I landed on Thursday,
My mom was not at home she was far, far away,
She’d fallen ill and was in rehab for a stay,
Her apartment, yes, it was locked and I had no key,
But, her nice neighbor let me in, she let me in.

I headed off to the rehab facility,
“Don’t get lost,” said mom’s neighbors E and E,
I did get lost, I did get lost, but then I found the place,
“Where is my mom?” I sweetly said to the nice nurse,
“She’s in the west wing,” she waved her hand at me and said go see.
I took a walk, I took a walk.

I found my mom, I found my mom,
I was so glad she was alright,
I smiled, then she hugged me very tight,
Her legs had given out and she was very weak,
Her mind was sharp,
She was not meek. She was not meek.

No Olive Garden dinners, no Chinese food to eat,
Instead I dined alone on matzoh ball soup and enjoyed a large black and white cookie for my treat.
I dined alone. I dined alone.

I drove around to find the nearest Wal-Mart,
I drove around to Walgreens too,
I tried to buy two high-top seats for her pot-tees.
When darkness came, I wished instead I had some vodka and hot tod-dees.
I went to bed, I went to bed.

“What are the plans?” said social worker B, “what are the plans, today, today?
“Assisted living, nursing home, home care, or your house…is that okay?
“How will your mom survive alone?”
No, no, no, I did not like her tone, her tone.

“No, no, no,” I said as the tears came to my eyes.
“My mom will not only survive, survive.
“With your occupational and physical therapy I know she’ll thrive.”
I know she’ll thrive.  I know she’ll thrive.

I drove around to find the nearest Wal-Mart,
I drove around to Walgreens too,
I tried to return the high-top seats for her pot-tees.
When darkness came, I wish instead I had some vodka and hot tod-dees.
I went to bed, I went to bed.

Home health aids, insurance, CVS, Arthurs Medi-shop, I made the calls,
The only spot I missed was Coral Springs and a few such other malls
Deeds, living wills, other documents I searched them out,
By the end of the weekend all I wanted to do was shout.
I wanted to shout.  I wanted to shout.

“My mom is smart, my mom is great.”
She’ll be walking better soon.  Just you wait, just you wait.

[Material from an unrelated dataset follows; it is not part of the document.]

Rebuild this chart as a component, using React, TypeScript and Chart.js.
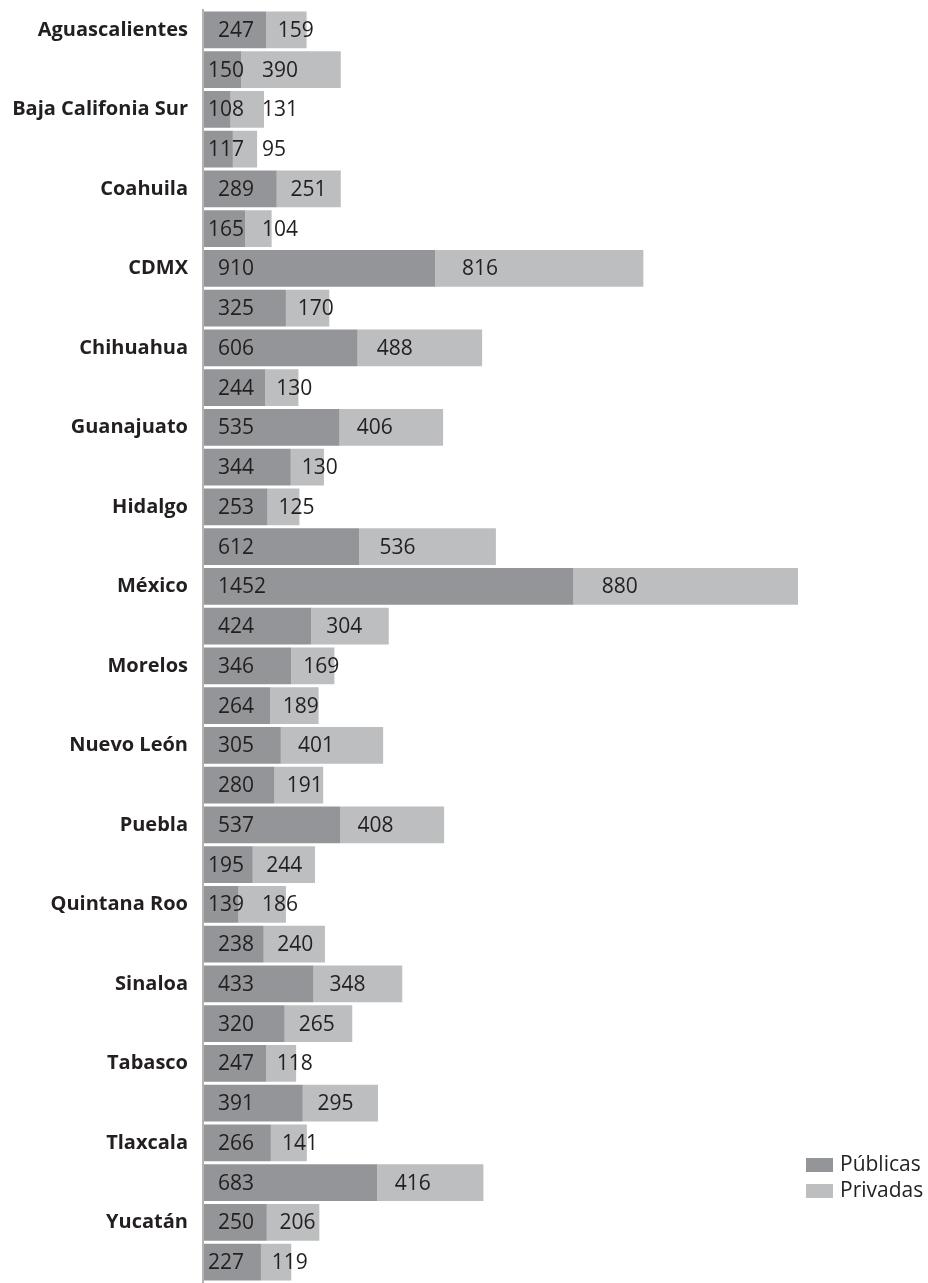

I packed my bags and said good-bye to my dear ma,
Your tanless daughter must say adieu to Flo-ree-da,
I’ll see you soon, I will return,
Meantime, you be good and stay stern,
Make sure they take good care of you,
Yes, do your therapy and eat well too,

I’ll be back soon.  I promise that,
By then you’ll be back in your home flat.
I love you so.  I always will.
Rest assured my sister N and I will never leave you over the hill,
Your new tv it will be fixed, as will the window that the lightening has nixed
I’ll search high and low to find you some new pot-tees,
But, most importantly,  we’ll really celebrate with a jug full of vodka tod-dees,
We’ll celebrate with vodka tod-dees. We’ll celebrate with vodka tod-dees.